__Exercise details__. Extract the first line through the line containing "const seriesLabel = 'Frequency Count';" from the listing below, exactly as written.

__Supplied material__.
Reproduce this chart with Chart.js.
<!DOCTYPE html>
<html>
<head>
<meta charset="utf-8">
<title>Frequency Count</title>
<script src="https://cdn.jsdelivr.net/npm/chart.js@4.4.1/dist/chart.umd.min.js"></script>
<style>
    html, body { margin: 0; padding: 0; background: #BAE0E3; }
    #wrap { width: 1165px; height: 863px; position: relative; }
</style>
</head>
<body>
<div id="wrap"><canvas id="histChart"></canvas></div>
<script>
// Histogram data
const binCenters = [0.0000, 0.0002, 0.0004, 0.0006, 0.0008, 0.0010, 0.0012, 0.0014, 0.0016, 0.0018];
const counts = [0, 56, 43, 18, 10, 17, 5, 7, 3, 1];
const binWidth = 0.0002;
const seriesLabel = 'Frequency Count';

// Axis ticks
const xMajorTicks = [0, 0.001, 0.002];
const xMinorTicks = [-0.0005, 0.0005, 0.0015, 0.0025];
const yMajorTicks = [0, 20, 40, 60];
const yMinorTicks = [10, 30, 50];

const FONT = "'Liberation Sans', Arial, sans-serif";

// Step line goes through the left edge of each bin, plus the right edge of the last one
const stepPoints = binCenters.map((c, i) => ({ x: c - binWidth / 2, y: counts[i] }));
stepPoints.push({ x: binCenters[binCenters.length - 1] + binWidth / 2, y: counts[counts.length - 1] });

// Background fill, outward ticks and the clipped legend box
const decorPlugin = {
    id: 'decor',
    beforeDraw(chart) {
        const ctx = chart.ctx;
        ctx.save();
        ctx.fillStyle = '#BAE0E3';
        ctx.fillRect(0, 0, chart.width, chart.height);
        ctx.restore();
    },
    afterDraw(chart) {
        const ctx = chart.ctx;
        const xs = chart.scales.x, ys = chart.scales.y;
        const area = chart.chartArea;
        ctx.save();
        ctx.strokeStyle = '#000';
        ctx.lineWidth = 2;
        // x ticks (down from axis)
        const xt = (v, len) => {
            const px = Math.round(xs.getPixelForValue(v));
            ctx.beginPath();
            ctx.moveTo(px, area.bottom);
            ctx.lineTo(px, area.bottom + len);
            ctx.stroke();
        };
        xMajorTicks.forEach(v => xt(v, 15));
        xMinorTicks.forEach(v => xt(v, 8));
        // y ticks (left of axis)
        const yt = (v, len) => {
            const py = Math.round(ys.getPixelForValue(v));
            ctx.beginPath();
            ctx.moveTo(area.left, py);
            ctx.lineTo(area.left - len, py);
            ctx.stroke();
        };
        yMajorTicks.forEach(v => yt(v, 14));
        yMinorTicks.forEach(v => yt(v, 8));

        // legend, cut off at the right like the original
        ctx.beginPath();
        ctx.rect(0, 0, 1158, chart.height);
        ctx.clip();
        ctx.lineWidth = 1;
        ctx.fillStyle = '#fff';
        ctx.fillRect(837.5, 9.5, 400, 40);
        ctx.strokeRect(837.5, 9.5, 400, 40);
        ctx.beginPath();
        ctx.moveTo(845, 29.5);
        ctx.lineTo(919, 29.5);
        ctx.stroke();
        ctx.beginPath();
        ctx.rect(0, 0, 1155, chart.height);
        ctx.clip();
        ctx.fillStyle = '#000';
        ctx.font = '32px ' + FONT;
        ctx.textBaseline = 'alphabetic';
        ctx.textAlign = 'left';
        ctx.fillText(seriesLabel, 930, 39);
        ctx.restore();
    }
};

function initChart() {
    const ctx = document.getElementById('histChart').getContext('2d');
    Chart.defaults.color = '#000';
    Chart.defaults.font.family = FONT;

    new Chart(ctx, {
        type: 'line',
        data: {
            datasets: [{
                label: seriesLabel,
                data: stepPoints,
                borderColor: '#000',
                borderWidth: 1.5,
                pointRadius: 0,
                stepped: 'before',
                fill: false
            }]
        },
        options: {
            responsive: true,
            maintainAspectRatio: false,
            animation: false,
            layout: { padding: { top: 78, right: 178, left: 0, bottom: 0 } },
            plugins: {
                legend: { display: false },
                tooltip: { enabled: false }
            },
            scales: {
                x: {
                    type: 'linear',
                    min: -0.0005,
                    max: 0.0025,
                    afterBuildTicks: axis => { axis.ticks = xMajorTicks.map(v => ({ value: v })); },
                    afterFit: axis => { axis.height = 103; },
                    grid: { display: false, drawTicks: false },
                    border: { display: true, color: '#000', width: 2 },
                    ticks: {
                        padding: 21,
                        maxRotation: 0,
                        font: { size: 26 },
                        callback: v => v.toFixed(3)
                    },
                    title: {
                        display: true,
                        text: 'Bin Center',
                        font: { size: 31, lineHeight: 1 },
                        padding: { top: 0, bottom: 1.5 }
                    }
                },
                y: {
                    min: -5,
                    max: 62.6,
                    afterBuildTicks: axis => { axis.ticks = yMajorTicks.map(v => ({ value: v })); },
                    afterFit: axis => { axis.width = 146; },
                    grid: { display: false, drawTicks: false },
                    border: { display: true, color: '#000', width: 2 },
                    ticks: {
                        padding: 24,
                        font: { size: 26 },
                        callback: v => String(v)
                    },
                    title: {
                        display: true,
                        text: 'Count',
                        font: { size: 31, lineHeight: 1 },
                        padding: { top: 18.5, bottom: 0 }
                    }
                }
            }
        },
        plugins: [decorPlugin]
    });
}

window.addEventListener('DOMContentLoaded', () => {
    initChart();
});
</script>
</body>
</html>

__Completed task__.
Reproduce this chart with Chart.js.
<!DOCTYPE html>
<html>
<head>
<meta charset="utf-8">
<title>Frequency Count</title>
<script src="https://cdn.jsdelivr.net/npm/chart.js@4.4.1/dist/chart.umd.min.js"></script>
<style>
    html, body { margin: 0; padding: 0; background: #BAE0E3; }
    #wrap { width: 1165px; height: 863px; position: relative; }
</style>
</head>
<body>
<div id="wrap"><canvas id="histChart"></canvas></div>
<script>
// Histogram data
const binCenters = [0.0000, 0.0002, 0.0004, 0.0006, 0.0008, 0.0010, 0.0012, 0.0014, 0.0016, 0.0018];
const counts = [0, 56, 43, 18, 10, 17, 5, 7, 3, 1];
const binWidth = 0.0002;
const seriesLabel = 'Frequency Count';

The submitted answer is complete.